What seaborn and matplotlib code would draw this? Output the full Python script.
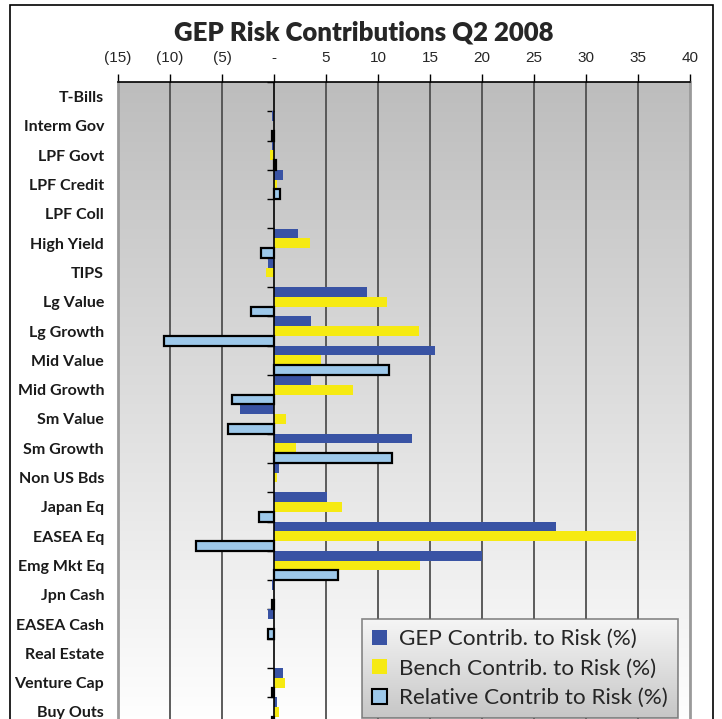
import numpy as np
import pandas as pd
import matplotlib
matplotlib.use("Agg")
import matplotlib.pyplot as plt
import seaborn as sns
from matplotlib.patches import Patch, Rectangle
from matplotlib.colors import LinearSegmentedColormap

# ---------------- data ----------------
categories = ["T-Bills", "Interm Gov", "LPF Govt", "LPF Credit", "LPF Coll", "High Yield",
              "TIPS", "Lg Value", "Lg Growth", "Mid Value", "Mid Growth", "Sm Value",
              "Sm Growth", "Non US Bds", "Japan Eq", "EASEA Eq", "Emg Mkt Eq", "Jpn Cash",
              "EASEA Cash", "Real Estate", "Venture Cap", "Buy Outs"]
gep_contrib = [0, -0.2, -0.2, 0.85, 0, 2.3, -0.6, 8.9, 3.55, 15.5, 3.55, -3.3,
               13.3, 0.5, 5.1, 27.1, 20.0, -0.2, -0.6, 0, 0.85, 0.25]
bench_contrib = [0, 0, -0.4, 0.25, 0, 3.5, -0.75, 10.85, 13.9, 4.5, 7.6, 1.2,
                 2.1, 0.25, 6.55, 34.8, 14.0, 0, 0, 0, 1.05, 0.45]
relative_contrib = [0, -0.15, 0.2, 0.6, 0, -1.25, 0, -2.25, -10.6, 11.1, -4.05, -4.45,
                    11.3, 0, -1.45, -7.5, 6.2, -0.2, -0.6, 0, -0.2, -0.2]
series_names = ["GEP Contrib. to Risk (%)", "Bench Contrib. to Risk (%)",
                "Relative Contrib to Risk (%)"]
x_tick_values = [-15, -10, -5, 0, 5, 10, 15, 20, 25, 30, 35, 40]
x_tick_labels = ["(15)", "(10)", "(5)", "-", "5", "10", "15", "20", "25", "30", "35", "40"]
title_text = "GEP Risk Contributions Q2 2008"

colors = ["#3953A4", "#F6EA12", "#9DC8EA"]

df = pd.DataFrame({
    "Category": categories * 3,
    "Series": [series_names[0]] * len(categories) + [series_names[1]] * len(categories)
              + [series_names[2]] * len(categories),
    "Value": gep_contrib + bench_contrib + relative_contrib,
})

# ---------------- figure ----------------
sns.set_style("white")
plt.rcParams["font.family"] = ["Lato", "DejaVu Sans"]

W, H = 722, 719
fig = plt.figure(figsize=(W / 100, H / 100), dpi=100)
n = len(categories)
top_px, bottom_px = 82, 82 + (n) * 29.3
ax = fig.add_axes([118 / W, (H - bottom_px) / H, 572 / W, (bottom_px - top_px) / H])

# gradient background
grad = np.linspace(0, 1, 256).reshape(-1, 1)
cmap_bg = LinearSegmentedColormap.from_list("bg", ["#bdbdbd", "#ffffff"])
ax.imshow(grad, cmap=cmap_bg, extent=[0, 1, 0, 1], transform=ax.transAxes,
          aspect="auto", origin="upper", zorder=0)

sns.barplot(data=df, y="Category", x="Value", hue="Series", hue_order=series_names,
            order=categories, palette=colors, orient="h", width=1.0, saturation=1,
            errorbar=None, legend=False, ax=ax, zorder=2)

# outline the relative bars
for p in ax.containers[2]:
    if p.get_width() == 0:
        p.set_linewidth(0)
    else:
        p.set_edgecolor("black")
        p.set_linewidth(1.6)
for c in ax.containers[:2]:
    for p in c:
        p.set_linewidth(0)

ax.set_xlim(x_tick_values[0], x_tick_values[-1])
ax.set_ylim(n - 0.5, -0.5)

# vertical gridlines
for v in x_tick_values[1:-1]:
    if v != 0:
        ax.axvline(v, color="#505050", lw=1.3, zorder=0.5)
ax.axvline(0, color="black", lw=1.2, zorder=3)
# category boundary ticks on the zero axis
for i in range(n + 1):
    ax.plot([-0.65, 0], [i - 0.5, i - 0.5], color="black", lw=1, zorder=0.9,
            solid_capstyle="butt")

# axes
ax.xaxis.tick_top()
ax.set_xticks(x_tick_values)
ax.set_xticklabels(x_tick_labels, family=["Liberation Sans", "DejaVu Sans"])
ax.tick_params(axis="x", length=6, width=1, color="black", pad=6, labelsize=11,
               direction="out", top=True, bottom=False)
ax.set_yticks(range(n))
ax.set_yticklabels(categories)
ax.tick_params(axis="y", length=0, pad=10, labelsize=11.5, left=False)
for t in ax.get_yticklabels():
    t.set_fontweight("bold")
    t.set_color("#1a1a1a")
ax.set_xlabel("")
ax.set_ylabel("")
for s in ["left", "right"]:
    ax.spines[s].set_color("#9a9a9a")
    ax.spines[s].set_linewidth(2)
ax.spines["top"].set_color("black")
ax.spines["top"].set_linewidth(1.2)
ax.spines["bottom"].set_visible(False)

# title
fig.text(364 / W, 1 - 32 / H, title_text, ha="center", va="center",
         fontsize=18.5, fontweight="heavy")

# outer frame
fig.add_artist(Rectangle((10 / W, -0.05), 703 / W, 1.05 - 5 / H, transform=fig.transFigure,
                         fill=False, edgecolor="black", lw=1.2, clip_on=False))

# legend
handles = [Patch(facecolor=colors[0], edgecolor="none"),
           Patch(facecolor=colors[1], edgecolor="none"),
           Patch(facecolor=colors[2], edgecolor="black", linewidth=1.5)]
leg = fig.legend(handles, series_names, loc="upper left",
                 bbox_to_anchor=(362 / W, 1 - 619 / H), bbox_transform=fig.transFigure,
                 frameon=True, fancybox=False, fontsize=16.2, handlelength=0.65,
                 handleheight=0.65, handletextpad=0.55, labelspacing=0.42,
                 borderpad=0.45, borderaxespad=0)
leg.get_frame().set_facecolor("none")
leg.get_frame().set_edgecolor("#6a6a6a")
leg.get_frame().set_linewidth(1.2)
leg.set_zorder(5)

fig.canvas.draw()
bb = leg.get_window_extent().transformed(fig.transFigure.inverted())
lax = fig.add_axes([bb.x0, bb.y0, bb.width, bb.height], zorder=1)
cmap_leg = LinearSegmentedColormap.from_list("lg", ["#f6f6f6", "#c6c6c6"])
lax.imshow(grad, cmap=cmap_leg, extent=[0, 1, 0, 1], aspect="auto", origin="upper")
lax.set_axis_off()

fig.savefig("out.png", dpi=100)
::::::::::
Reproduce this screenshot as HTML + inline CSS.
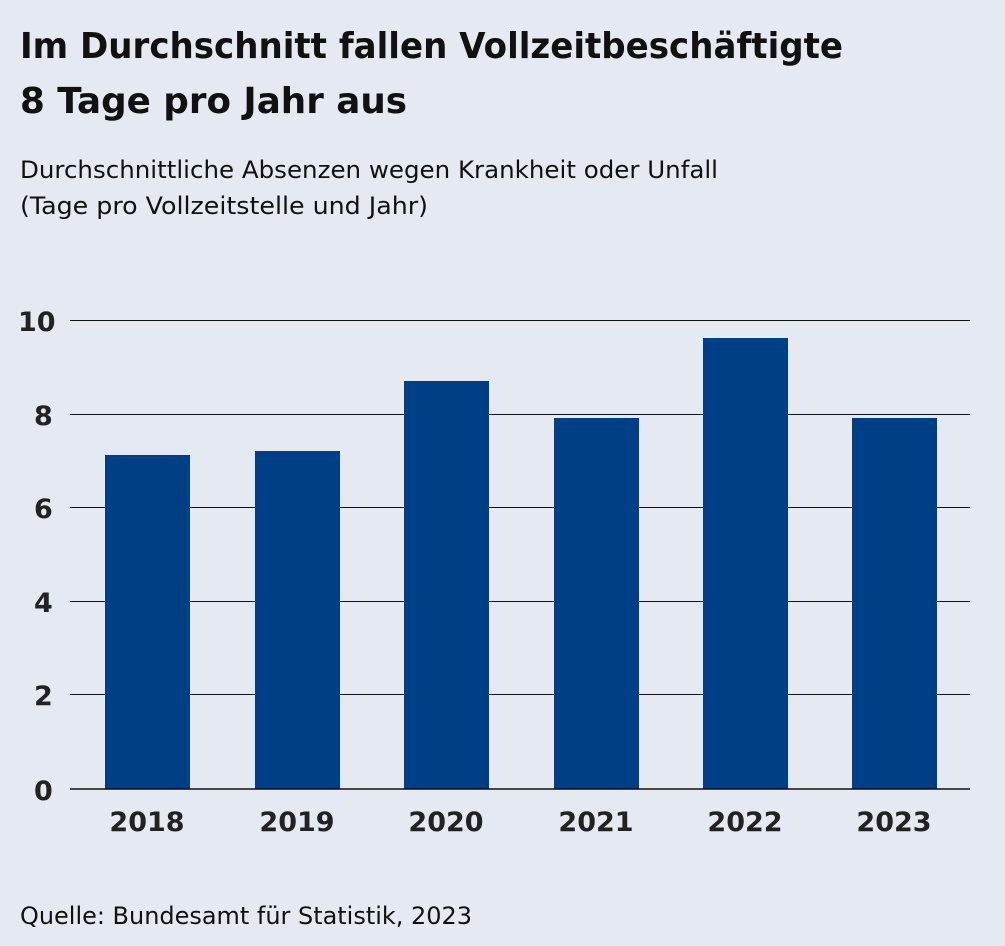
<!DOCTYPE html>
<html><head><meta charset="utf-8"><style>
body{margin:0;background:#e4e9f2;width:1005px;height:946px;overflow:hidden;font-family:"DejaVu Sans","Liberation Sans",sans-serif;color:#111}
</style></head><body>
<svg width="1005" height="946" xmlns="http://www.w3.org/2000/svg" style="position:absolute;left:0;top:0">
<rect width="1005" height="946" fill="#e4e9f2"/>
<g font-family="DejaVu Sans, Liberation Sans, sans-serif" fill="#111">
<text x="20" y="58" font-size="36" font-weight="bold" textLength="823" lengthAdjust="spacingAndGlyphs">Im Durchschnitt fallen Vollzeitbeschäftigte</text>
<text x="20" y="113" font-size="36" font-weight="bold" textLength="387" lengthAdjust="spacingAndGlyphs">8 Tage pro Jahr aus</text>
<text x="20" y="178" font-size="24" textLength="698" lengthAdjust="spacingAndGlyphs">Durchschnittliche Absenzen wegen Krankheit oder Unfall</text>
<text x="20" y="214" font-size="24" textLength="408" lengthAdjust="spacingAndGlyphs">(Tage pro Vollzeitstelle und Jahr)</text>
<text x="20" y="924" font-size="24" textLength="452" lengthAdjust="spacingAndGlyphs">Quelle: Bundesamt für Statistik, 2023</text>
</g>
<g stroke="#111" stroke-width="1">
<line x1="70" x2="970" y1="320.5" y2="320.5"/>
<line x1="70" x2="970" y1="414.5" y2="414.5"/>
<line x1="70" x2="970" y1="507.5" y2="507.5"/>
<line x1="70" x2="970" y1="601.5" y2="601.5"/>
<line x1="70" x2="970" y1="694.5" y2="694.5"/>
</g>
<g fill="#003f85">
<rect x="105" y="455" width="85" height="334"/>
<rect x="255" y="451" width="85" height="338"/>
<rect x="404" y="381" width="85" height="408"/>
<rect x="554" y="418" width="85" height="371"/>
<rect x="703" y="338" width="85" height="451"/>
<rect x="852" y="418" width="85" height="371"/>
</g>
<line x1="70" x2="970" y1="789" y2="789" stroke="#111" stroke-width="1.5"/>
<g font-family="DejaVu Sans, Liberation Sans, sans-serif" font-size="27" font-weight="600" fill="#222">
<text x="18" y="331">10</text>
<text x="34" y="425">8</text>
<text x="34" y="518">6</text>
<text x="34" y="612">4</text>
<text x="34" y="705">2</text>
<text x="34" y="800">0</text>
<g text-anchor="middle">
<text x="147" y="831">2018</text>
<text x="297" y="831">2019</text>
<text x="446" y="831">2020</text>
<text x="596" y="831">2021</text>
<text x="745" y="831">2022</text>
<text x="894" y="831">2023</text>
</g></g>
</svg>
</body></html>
::::::::::
Direction: Nothing but the lines from the one containing "What seaborn and" through the one containing "from matplotlib.colors import" should appear in your copy, exactly as written and without pictures.

The reply:
What seaborn and matplotlib code would draw this? Output the full Python script.
import numpy as np
import pandas as pd
import matplotlib
matplotlib.use("Agg")
import matplotlib.pyplot as plt
import seaborn as sns
from matplotlib.patches import Patch, Rectangle
from matplotlib.colors import LinearSegmentedColormap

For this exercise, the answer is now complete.